BY JEREMY BLACHMAN
This year, more adults will file for bankruptcy than will suffer a heart attack, be diagnosed with cancer, graduate from college or file for divorce. Quite a powerful set of facts, and they serve as the inspiration for a new book by Professor Elizabeth Warren and her daughter, Amelia Warren Tyagi, entitled, “The Two-Income Trap: Why Middle-Class Mothers and Fathers Are Going Broke.” The first thing you should know about this book is that it’s not a casebook. The cover is bright orange, the typeface is readable, and there is not a single word of Latin anywhere to be found. This is a book written for a lay audience – for anyone worried about bankruptcy, or just interested in the market forces causing so many people to go broke, and what we – and our lawmakers – ought to be doing to fix things. If you’re looking for a treatise on current bankruptcy law, this is not the book for you. But if you’re looking to become educated on the debate, to be exposed to some thought-provoking insights and policy proposals and to be able to hold your own in a cocktail-party (or law firm interview!) discussion on the economics of the modern-day middle class, you may want to give the book a read.
The heart of the book is what the jacket flap calls “a startling paradox” that hasn’t before been articulated in the mainstream media: Building a budget around two incomes leaves a family without a safety net if something goes wrong – an illness, a job loss, a divorce – and makes these two-income families especially vulnerable to the possibility of financial disaster. To wit, with one parent in the workforce and one at home, the parent at home serves as a buffer: he or she can step in and take care of an elderly parent or child without a loss of family income, or step into the workforce and make up for some of the earnings loss if the primary breadwinner loses his or her job, or experiences a salary cutback. Meaning less of a chance of finding yourself in an economic hole you just can’t dig out of.
This “two-income trap” is further exacerbated by the realities of middle-class economics today. Families are desperate to get their children into the best schools, and so the housing prices in neighborhoods with the best schools have skyrocketed. In response to this particular problem, among the policies the authors propose is public school vouchers so you don’t have to buy a house in the expensive suburb to send your kid to school there.
Throughout the text, the book presents a compelling and thoughtful explanation of why the number of families filing for bankruptcy has risen sharply over the past generation, and what policymakers and families themselves must do to reverse the trend. Well-written, and a quick read – carried through by stories of real people in big trouble, fighting for their financial security – it really does reshape the way the reader looks at bankruptcy. Underlying the whole discussion is the authors’ lesson that financial bankruptcy does not mean moral bankruptcy, and is not in the vast majority of cases the result of rampant uncontrolled spending.
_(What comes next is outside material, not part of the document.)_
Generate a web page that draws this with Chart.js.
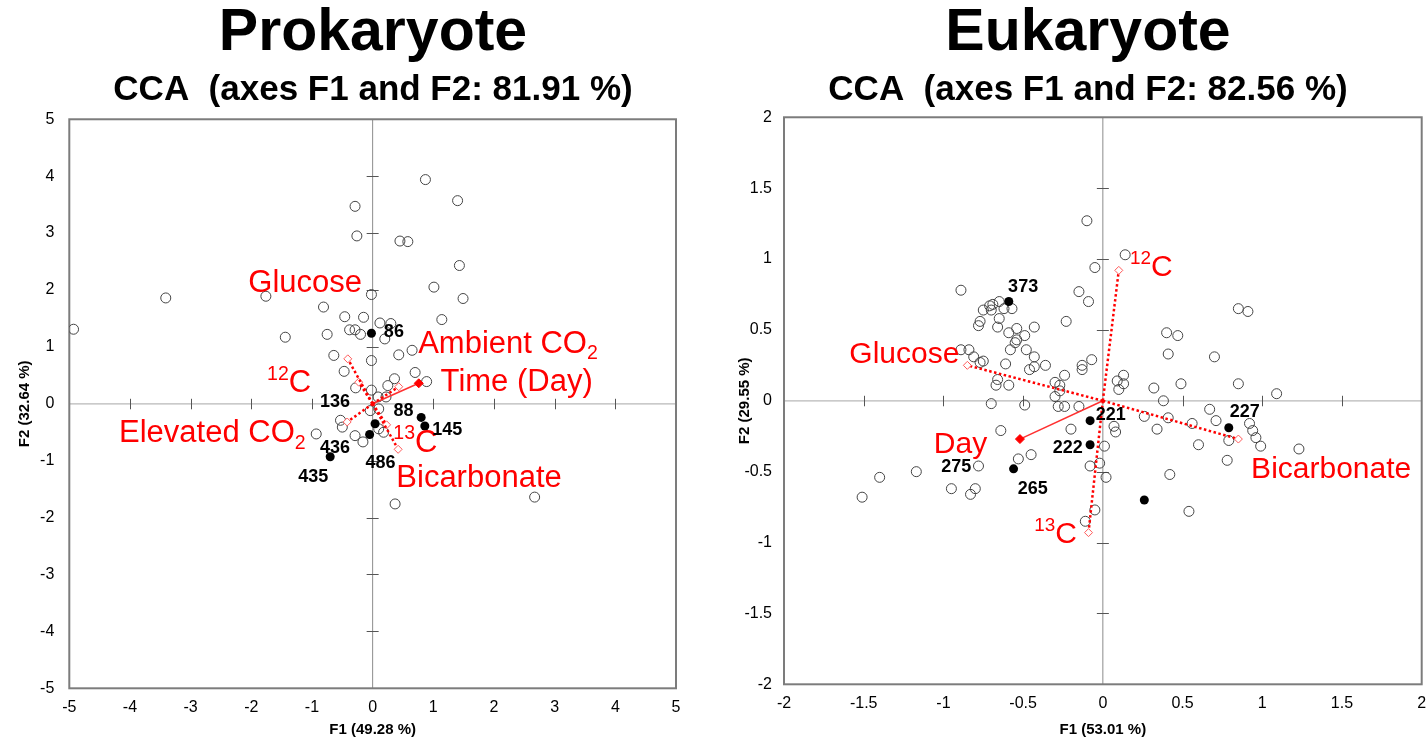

They take pains to point out that Americans are not spending more on clothing, food and luxuries than before – and that it’s the rules that need to be changed to fix the problem, not the patterns of consumption.
Besides the stories of families in trouble, one of the strengths of the book is the personal anecdotes by the authors. We learn about Professor Warren’s chance to convince then-First Lady Hillary Clinton how damaging a bankruptcy bill being considered by Congress would be to working families – and how Hillary was moved to then convince her husband to veto the bill. Perhaps more interesting, we also learn that the following year, as Senator, Mrs. Clinton voted in favor of virtually the same bill, after receiving $140,000 in campaign contributions from banking officials. “The bill was essentially the same,” the authors write, “but Hillary Rodham Clinton was not.”
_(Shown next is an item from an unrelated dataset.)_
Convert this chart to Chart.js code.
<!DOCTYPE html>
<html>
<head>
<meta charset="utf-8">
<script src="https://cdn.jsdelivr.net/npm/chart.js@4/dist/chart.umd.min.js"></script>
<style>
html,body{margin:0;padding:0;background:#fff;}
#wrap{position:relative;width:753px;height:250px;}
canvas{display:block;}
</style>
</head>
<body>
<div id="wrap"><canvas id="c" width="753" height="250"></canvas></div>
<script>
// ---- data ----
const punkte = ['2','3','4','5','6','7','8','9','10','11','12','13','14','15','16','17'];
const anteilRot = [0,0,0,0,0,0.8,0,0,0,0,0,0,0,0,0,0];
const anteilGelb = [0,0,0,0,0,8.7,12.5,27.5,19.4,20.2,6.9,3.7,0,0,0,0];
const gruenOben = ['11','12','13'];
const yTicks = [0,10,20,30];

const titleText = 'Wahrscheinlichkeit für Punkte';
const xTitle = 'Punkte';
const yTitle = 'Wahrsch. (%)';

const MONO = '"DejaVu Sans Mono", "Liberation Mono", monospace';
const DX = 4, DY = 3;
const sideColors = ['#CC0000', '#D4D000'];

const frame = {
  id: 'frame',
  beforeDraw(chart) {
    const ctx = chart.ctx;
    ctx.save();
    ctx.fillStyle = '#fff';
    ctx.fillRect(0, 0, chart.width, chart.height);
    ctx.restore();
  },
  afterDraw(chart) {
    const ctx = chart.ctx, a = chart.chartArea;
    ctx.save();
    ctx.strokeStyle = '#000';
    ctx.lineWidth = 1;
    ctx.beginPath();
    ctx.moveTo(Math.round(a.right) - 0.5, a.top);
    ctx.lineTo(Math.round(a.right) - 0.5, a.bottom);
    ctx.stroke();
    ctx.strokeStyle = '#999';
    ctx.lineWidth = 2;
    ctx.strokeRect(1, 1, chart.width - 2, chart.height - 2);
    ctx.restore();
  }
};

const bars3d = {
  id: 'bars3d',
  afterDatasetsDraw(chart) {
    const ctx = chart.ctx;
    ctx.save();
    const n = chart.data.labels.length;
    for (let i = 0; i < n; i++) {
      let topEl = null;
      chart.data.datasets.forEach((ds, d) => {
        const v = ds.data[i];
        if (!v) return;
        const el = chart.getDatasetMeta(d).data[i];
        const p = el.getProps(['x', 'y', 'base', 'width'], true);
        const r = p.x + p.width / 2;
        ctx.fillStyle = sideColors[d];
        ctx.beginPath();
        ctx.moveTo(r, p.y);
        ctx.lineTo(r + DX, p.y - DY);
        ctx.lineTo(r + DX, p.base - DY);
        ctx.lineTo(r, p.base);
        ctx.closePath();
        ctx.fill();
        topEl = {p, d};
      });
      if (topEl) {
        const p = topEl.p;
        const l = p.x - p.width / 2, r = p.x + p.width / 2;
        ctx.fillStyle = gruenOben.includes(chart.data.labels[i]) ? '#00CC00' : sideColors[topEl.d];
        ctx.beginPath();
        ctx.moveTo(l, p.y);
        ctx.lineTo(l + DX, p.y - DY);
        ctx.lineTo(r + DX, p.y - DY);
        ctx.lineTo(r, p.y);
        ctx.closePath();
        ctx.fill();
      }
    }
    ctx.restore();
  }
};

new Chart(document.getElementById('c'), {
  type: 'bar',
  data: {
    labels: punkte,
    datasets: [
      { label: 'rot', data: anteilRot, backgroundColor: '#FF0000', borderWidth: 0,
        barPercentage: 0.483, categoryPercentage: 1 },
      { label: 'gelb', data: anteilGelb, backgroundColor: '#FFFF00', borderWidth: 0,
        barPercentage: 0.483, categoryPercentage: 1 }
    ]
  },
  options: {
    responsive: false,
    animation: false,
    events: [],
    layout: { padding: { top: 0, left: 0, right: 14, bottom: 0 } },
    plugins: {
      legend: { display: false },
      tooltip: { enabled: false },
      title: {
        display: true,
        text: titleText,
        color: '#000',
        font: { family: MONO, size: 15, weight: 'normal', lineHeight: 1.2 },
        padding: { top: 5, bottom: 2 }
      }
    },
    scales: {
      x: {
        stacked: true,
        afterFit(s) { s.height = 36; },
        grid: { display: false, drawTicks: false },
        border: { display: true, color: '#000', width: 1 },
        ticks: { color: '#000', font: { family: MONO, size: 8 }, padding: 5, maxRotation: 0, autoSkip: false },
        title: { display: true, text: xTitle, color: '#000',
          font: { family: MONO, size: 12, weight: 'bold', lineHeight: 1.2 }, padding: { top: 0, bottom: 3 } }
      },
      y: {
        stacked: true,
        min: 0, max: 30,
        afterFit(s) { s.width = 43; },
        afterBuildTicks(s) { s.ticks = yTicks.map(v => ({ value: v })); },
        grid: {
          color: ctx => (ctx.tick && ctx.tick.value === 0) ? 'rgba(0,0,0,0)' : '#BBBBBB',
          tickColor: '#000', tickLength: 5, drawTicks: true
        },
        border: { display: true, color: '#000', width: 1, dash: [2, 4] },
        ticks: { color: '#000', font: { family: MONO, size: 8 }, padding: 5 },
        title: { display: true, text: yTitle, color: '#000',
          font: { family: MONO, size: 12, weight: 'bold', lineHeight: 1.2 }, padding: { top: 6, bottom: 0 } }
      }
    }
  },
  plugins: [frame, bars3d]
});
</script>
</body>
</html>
Bottom line? It’s a really interesting read, and definitely worth checking out. And there’s a lot more in the book than just the issues I’ve touched on – you’ll learn about usury laws, the economics of divorce, how much insurance you ought to buy, what families can do to protect themselves, and much more. At the very least, it’ll change the way you think about bankruptcy, give you some new understanding of a growing social problem and inform you on the issue. And stop you from ever, ever, ever taking out a second mortgage.